Task input –

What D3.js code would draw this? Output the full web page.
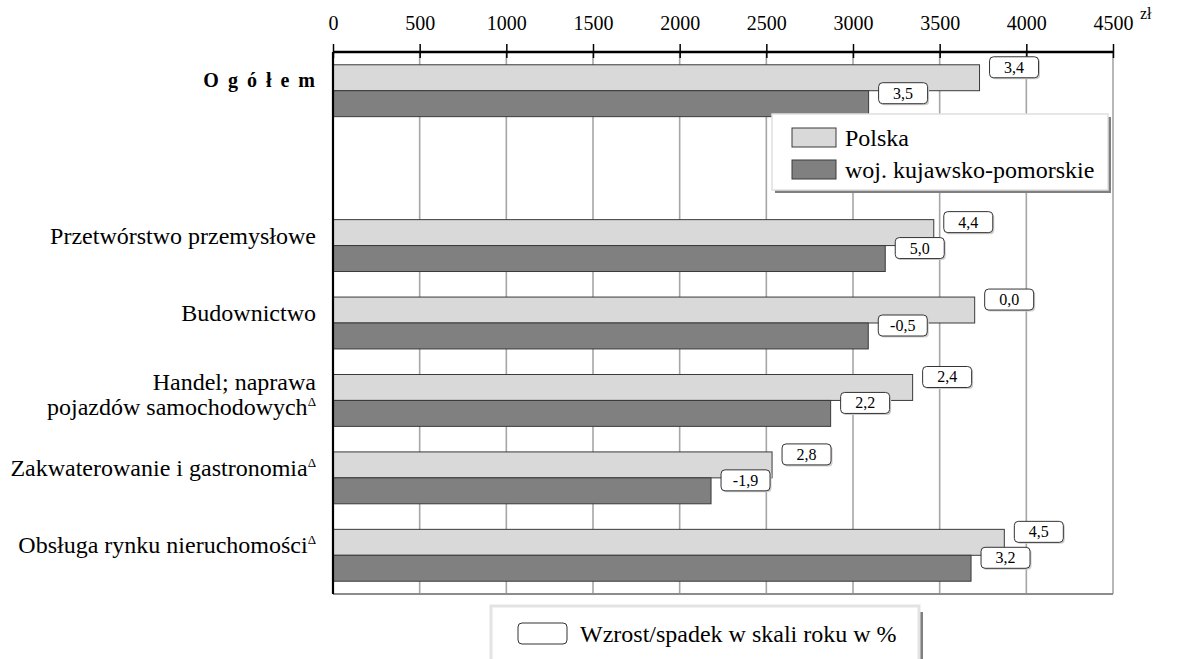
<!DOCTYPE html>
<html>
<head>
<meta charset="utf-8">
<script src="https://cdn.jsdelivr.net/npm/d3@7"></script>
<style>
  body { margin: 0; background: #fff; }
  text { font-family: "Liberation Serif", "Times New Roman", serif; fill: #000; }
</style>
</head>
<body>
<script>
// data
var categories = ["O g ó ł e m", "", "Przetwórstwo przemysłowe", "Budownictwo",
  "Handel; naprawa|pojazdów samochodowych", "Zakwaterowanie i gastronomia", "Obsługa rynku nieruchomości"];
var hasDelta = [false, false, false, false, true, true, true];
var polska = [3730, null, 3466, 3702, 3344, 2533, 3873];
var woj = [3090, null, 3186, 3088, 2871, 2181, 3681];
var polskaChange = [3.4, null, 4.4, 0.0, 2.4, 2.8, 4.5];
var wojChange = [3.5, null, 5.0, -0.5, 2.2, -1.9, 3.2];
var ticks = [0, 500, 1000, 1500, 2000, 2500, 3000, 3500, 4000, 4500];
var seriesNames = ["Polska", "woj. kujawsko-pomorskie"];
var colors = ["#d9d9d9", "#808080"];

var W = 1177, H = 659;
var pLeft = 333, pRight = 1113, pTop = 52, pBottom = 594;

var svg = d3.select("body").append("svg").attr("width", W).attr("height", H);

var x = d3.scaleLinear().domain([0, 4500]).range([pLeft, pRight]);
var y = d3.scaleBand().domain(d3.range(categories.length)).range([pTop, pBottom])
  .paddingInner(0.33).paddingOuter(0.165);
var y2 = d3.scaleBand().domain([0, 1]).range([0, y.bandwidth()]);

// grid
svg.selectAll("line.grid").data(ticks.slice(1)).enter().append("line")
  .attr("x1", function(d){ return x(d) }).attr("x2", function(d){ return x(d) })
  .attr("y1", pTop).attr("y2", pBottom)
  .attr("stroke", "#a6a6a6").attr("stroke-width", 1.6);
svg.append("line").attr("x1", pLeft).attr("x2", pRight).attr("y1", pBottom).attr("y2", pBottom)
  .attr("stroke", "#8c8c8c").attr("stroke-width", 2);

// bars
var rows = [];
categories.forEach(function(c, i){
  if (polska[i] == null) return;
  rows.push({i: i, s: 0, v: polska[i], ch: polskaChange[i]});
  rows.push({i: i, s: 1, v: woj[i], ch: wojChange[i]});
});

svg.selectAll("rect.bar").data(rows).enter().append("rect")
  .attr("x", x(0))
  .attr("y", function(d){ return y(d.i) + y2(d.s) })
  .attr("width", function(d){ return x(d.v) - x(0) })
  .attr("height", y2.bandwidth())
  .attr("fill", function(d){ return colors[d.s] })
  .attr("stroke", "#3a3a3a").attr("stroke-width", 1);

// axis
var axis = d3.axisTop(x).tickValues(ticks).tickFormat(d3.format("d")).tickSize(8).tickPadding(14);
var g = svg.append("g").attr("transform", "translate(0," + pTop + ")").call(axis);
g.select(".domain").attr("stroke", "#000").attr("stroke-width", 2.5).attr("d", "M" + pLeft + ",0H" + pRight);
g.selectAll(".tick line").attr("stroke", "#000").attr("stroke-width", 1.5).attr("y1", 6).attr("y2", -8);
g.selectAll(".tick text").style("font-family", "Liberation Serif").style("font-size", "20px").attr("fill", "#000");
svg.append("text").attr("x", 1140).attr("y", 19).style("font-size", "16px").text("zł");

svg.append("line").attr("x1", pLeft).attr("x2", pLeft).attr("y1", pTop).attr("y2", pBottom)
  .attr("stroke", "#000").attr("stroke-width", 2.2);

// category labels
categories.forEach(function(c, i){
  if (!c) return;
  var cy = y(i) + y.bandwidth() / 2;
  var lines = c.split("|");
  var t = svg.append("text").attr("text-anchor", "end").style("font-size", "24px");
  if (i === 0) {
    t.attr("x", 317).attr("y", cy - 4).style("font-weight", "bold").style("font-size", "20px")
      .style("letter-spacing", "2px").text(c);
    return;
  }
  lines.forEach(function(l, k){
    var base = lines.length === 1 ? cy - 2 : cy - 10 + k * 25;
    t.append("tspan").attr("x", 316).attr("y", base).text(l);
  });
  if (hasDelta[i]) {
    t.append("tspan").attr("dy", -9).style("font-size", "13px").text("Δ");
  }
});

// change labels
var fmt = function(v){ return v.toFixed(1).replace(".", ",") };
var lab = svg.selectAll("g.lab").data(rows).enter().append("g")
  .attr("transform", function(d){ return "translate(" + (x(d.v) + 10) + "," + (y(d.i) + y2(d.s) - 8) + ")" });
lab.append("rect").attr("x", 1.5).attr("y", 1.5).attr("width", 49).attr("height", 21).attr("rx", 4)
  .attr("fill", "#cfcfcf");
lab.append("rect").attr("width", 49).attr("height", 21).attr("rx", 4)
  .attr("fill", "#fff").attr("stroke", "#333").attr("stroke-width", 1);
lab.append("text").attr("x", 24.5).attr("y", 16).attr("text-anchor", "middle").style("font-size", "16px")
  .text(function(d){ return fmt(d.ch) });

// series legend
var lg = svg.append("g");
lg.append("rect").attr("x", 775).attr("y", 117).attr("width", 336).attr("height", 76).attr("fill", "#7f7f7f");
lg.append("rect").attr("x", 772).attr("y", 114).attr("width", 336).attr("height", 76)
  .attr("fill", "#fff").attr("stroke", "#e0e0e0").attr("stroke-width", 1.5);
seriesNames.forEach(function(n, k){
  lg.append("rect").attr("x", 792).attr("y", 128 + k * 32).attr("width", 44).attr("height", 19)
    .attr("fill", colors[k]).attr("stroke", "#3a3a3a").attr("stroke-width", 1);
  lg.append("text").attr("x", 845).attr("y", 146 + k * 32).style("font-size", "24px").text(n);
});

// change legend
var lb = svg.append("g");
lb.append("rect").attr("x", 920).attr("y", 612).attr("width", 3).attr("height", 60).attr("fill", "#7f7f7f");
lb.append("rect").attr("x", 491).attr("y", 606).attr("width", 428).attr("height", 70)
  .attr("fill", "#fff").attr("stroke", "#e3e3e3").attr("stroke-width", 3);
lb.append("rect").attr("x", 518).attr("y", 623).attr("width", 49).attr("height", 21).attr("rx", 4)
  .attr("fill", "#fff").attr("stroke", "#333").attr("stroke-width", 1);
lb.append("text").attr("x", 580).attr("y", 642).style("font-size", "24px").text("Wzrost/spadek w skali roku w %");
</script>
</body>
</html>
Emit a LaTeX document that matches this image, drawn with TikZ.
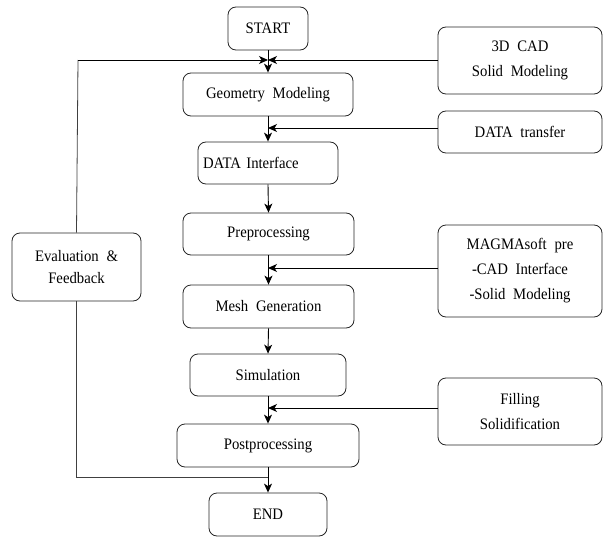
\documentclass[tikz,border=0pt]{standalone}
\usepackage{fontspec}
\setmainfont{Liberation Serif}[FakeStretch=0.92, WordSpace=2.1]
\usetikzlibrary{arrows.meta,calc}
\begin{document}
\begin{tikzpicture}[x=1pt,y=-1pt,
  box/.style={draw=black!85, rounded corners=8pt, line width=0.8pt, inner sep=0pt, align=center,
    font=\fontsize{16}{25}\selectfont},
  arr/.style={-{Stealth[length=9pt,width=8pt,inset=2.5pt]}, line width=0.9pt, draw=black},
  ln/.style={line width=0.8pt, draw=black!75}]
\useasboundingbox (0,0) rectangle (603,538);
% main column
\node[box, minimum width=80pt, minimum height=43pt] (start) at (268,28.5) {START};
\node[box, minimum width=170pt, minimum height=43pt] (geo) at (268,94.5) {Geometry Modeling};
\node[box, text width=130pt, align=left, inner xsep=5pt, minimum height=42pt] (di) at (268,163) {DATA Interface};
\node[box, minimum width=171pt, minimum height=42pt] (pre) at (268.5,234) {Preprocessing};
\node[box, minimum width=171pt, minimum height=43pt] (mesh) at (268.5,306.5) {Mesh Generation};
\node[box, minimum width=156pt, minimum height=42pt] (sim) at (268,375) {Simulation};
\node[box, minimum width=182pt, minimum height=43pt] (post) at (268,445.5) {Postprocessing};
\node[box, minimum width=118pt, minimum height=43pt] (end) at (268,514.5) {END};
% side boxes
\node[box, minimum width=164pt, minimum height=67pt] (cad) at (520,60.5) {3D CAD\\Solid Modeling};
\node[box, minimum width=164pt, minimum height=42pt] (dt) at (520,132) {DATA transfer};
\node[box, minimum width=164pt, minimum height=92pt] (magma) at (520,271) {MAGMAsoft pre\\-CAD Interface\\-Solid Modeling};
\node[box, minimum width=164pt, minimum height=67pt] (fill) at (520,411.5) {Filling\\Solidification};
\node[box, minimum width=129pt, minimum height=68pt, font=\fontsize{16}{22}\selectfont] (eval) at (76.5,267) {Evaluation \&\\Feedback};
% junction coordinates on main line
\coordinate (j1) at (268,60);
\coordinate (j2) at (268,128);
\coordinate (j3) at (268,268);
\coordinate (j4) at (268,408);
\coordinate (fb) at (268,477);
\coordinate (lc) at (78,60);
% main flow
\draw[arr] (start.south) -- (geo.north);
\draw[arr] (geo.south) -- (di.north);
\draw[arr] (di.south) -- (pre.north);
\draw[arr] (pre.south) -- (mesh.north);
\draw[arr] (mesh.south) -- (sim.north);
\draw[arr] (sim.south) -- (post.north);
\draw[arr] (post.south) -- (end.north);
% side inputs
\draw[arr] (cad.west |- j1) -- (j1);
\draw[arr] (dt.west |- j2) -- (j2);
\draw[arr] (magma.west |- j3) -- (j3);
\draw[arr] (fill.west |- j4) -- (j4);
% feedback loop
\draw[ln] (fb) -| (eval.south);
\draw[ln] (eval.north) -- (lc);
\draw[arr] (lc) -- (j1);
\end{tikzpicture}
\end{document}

The exercise – Transcribe exactly, with no pictures, the lines running from the first line of the material through the line holding "d3.scaleBand().domain([0, 1]).range([0, y.bandwidth()]);".

The answer –
What D3.js code would draw this? Output the full web page.
<!DOCTYPE html>
<html>
<head>
<meta charset="utf-8">
<script src="https://cdn.jsdelivr.net/npm/d3@7"></script>
<style>
  body { margin: 0; background: #fff; }
  text { font-family: "Liberation Serif", "Times New Roman", serif; fill: #000; }
</style>
</head>
<body>
<script>
// data
var categories = ["O g ó ł e m", "", "Przetwórstwo przemysłowe", "Budownictwo",
  "Handel; naprawa|pojazdów samochodowych", "Zakwaterowanie i gastronomia", "Obsługa rynku nieruchomości"];
var hasDelta = [false, false, false, false, true, true, true];
var polska = [3730, null, 3466, 3702, 3344, 2533, 3873];
var woj = [3090, null, 3186, 3088, 2871, 2181, 3681];
var polskaChange = [3.4, null, 4.4, 0.0, 2.4, 2.8, 4.5];
var wojChange = [3.5, null, 5.0, -0.5, 2.2, -1.9, 3.2];
var ticks = [0, 500, 1000, 1500, 2000, 2500, 3000, 3500, 4000, 4500];
var seriesNames = ["Polska", "woj. kujawsko-pomorskie"];
var colors = ["#d9d9d9", "#808080"];

var W = 1177, H = 659;
var pLeft = 333, pRight = 1113, pTop = 52, pBottom = 594;

var svg = d3.select("body").append("svg").attr("width", W).attr("height", H);

var x = d3.scaleLinear().domain([0, 4500]).range([pLeft, pRight]);
var y = d3.scaleBand().domain(d3.range(categories.length)).range([pTop, pBottom])
  .paddingInner(0.33).paddingOuter(0.165);
var y2 = d3.scaleBand().domain([0, 1]).range([0, y.bandwidth()]);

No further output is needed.